What If U.S. States Were Shaped According to Economics?
How did each of the United States get its shape? The answers are as varied and diverse as the states themselves! Oftentimes, geographical barriers like mountains, rivers, or dense forests decided borders, but other times, politics came into play. For example, Michigan gained the Upper Peninsula as compensation when the state was forced to shrink, losing Gary to Indiana and Toledo to Ohio. And most of the western states are similarly sized, boring rectangles because Congress aimed for neat, equal land portions when forming them.
The numerous reasons make for a fascinating history lesson, but they're not exactly very scientific. What if – just for fun – we rearranged states according to a more practical attribute? Economics! In a paper published last November to the journal PLoS ONE, Dr. Alasdair Rae, a senior lecturer in urban studies and planning at Sheffield University, and Garrett Nelson, a postdoctoral fellow in geography at Dartmouth University, did just that.
Nelson and Rae used commuting as a proxy for economic activity, hypothesizing that it would visually demonstrate economic connectivity in a region. For data, they turned to the Census Bureau's American Community Survey, which contains origin and destination information for 4.15 million commutes from 3.5 million addresses between 2006 and 2010.
With such a bounty of data, Nelson and Rae crafted some beautiful figures. Below is a graphical representation of commutes in the region of Minneapolis-St. Paul.
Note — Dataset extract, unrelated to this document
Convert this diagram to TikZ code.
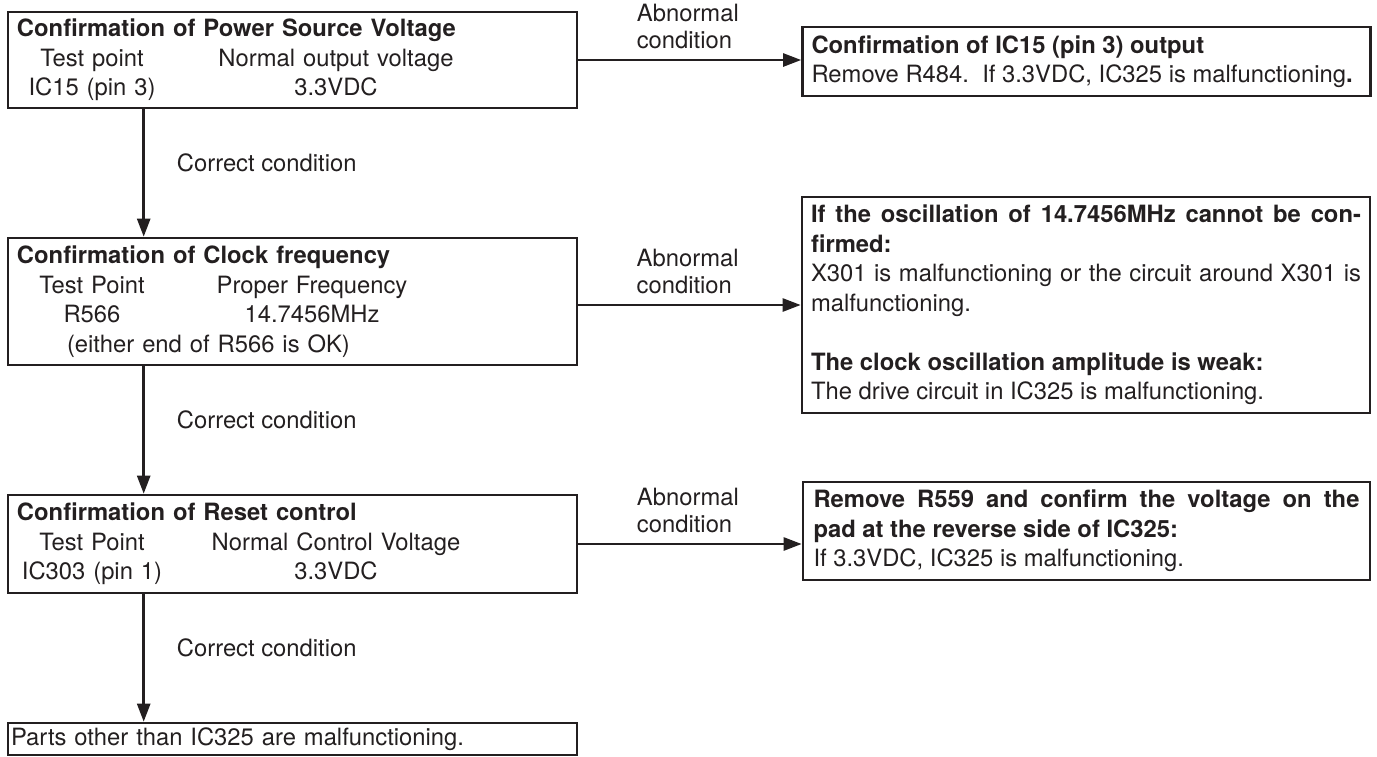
\documentclass[tikz,border=0pt]{standalone}
\usepackage{fontspec}
\setmainfont{TeX Gyre Heros}
\usetikzlibrary{arrows.meta}
\definecolor{ink}{HTML}{231F20}
\newcommand{\pair}[3][169pt]{\makebox[75pt]{#2}\makebox[#1]{#3}}

\tikzset{
  box/.style={draw=ink, line width=1.3pt, text=ink, inner xsep=4.5pt, inner ysep=0pt,
    text width=275.5pt, align=left, font=\fontsize{11.9pt}{14.75pt}\selectfont},
  note/.style={box, text width=275pt, minimum width=284pt, align=justify},
  arr/.style={draw=ink, line width=1.25pt, -{Triangle[length=9pt,width=6.5pt]}},
  abn/.style={text=ink, pos=0.257, anchor=south west, inner sep=0pt, yshift=5pt,
    align=left, font=\fontsize{11.9pt}{13.5pt}\selectfont},
  ok/.style={text=ink, pos=0.42, anchor=west, xshift=16pt, inner sep=0pt,
    font=\fontsize{11.9pt}{14.75pt}\selectfont}
}

\begin{document}
\begin{tikzpicture}[x=0.5pt, y=-0.5pt]
\useasboundingbox (0,0) rectangle (1377,756);
\node (power) [box, minimum height=48pt] at (292.5,60)
  {\textbf{Confirmation of Power Source Voltage}\\
   \pair{Test point}{Normal output voltage}\\
   \pair{IC15 (pin 3)}{3.3VDC}};
\node (icout) [note, minimum height=34.5pt] at (1086.5,61.5)
  {\textbf{Confirmation of IC15 (pin 3) output}\\
   Remove R484.~~If 3.3VDC, IC325 is malfunctioning\textbf{.}};
\node (clock) [box, minimum height=63.5pt] at (292.5,301.5)
  {\textbf{Confirmation of Clock frequency}\\
   \pair[145pt]{Test Point}{Proper Frequency}\\
   \pair[145pt]{R566}{14.7456MHz}\\
   \hspace*{25pt}(either end of R566 is OK)};
\node (osc) [note, minimum height=108pt] at (1086,305)
  {\textbf{If the oscillation of 14.7456MHz cannot be con-\linebreak firmed:}\\
   X301 is malfunctioning or the circuit around X301 is\linebreak malfunctioning.\\[14.75pt]
   \textbf{The clock oscillation amplitude is weak:}\\
   The drive circuit in IC325 is malfunctioning.};
\node (reset) [box, minimum height=49pt] at (292.5,544)
  {\textbf{Confirmation of Reset control}\\
   \pair{Test Point}{Normal Control Voltage}\\
   \pair{IC303 (pin 1)}{3.3VDC}};
\node (r559) [note, text width=273pt, minimum width=283.5pt, minimum height=49pt] at (1086.5,531)
  {\textbf{Remove R559 and confirm the voltage on the\linebreak pad at the reverse side of IC325:}\\
   If 3.3VDC, IC325 is malfunctioning.};
\node (parts) [box, inner xsep=1.5pt, text width=281.5pt, minimum height=16pt] at (292.5,739)
  {Parts other than IC325 are malfunctioning.};

\draw[arr] (power.east) -- node (ab1) [abn] {Abnormal\\condition} (power.east -| icout.west);
\draw[arr] (clock.east |- osc.west) -- node (ab2) [abn] {Abnormal\\condition} (osc.west);
\draw[arr] (reset.east) -- node (ab3) [abn] {Abnormal\\condition} (reset.east -| r559.west);

\draw[arr] ([xshift=68.5pt]power.south west) -- node (ok1) [ok] {Correct condition} ([xshift=68.5pt]clock.north west);
\draw[arr] ([xshift=68.5pt]clock.south west) -- node (ok2) [ok] {Correct condition} ([xshift=68.5pt]reset.north west);
\draw[arr] ([xshift=68.5pt]reset.south west) -- node (ok3) [ok] {Correct condition} ([xshift=68.5pt]parts.north west);
\end{tikzpicture}
\end{document}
And here is the entire United States. The different colors distinguish areas showing high interconnectivity.
Nelson and Rae then used an algorithm to partition the Unites States into economic mega-regions. Most were typically small and centered around a large metropolitan area, but some were quite diffuse and oddly shaped. Here is the United States of America organized according to economic geography:
As you might've noticed, there are a few noteworthy changes: Iowa is merged with Illinois; Texas is now seven separate states; California is five; and a great swath of the Western U.S. is essentially a no man's land, as there isn't much connectivity to speak of.
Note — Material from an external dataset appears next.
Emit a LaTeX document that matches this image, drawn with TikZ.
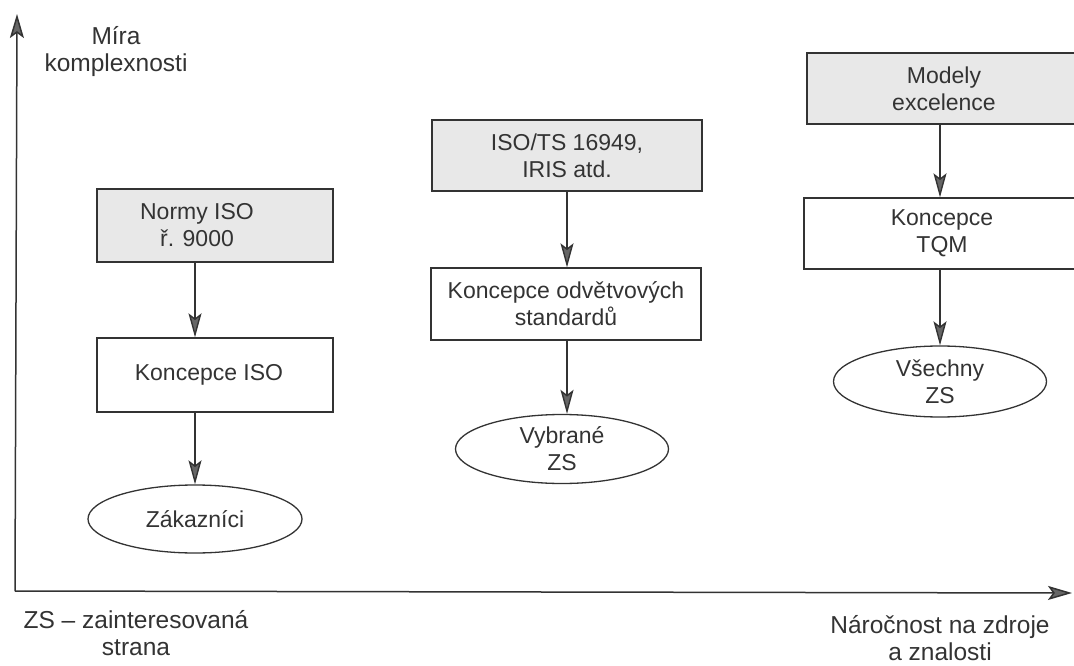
\documentclass[tikz,border=0pt]{standalone}
\usepackage{fontspec}
\setmainfont{Liberation Sans}
\usetikzlibrary{arrows.meta}
\definecolor{ink}{HTML}{333333}
\definecolor{shade}{HTML}{E8E8E8}
\tikzset{
  every node/.style={font=\fontsize{23}{27}\selectfont, text=ink, align=center},
  axlab/.style={font=\fontsize{24.5}{27}\selectfont},
  boxg/.style={draw=ink, line width=1.3pt, fill=shade, rectangle, inner sep=0pt},
  boxw/.style={draw=ink, line width=1.3pt, fill=white, rectangle, inner sep=0pt},
  ell/.style={draw=ink, line width=1.3pt, ellipse, inner sep=0pt},
  arr/.style={draw=ink, line width=1.4pt, -{Stealth[length=24pt,width=13pt,inset=5pt,fill=ink!75]}},
  axis/.style={draw=ink, line width=1.5pt, -{Stealth[length=24pt,width=14pt,inset=5pt,fill=ink!75]}}
}
\usetikzlibrary{shapes.geometric}
\begin{document}
\begin{tikzpicture}[x=1pt,y=-1pt]
\useasboundingbox (0,0) rectangle (1074,666);
\clip (0,0) rectangle (1074,666);
% axes
\coordinate (O) at (15,591);
\coordinate (Y) at (17,14);
\coordinate (X) at (1072,593);
\draw[axis] (O) -- (Y);
\draw[axis] (O) -- (X);
\node[axlab] (ylab) at (116,52) {Míra\\komplexnosti};
\node[axlab] (zs) at (136,633) {ZS – zainteresovaná\\strana};
\node[axlab] (xlab) at (940,638) {Náročnost na zdroje\\a znalosti};
% column 1
\node[boxg, minimum width=236pt, minimum height=73pt,
  label={[xshift=-18pt]center:Normy ISO\\ř. 9000}] (b1) at (215,225.5) {};
\node[boxw, minimum width=236pt, minimum height=74pt,
  label={[xshift=-6pt]center:Koncepce ISO}] (b2) at (215,375) {};
\node[ell, minimum width=214pt, minimum height=68pt] (e1) at (195,519) {Zákazníci};
% column 2
\node[boxg, minimum width=270pt, minimum height=71pt] (b3) at (567,155.5) {ISO/TS 16949,\\IRIS atd.};
\node[boxw, minimum width=270pt, minimum height=72pt] (b4) at (566,304) {Koncepce odvětvových\\standardů};
\node[ell, minimum width=213pt, minimum height=69pt] (e2) at (562,449) {Vybrané\\ZS};
% column 3
\node[boxg, minimum width=274pt, minimum height=71pt] (b5) at (944,88.5) {Modely\\excelence};
\node[boxw, minimum width=276pt, minimum height=71pt] (b6) at (942,233.5) {Koncepce\\TQM};
\node[ell, minimum width=213pt, minimum height=71pt] (e3) at (940,381.5) {Všechny\\ZS};
% connectors
\draw[arr] (b1.south -| e1.north) -- (b2.north -| e1.north);
\draw[arr] (b2.south -| e1.north) -- (e1.north);
\draw[arr] (b3.south) -- (b4.north -| b3.south);
\draw[arr] (b4.south -| b3.south) -- (e2.north -| b3.south);
\draw[arr] (b5.south -| e3.north) -- (b6.north -| e3.north);
\draw[arr] (b6.south -| e3.north) -- (e3.north);
\end{tikzpicture}
\end{document}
Perhaps just as interesting is that three states – Minnesota, Arizona, and Michigan – remain largely intact.
Nelson and Rae aren't suggesting we do away with the current United States. After all, their analysis gives Toledo back to Michigan, which could reignite the Michigan–Ohio War! They do, however, believe that their map has a few practical applications.
"Such an analysis is of potential use in a wide variety of fields, including transit planning, real estate, retail analysis, and infrastructure development, to name a few."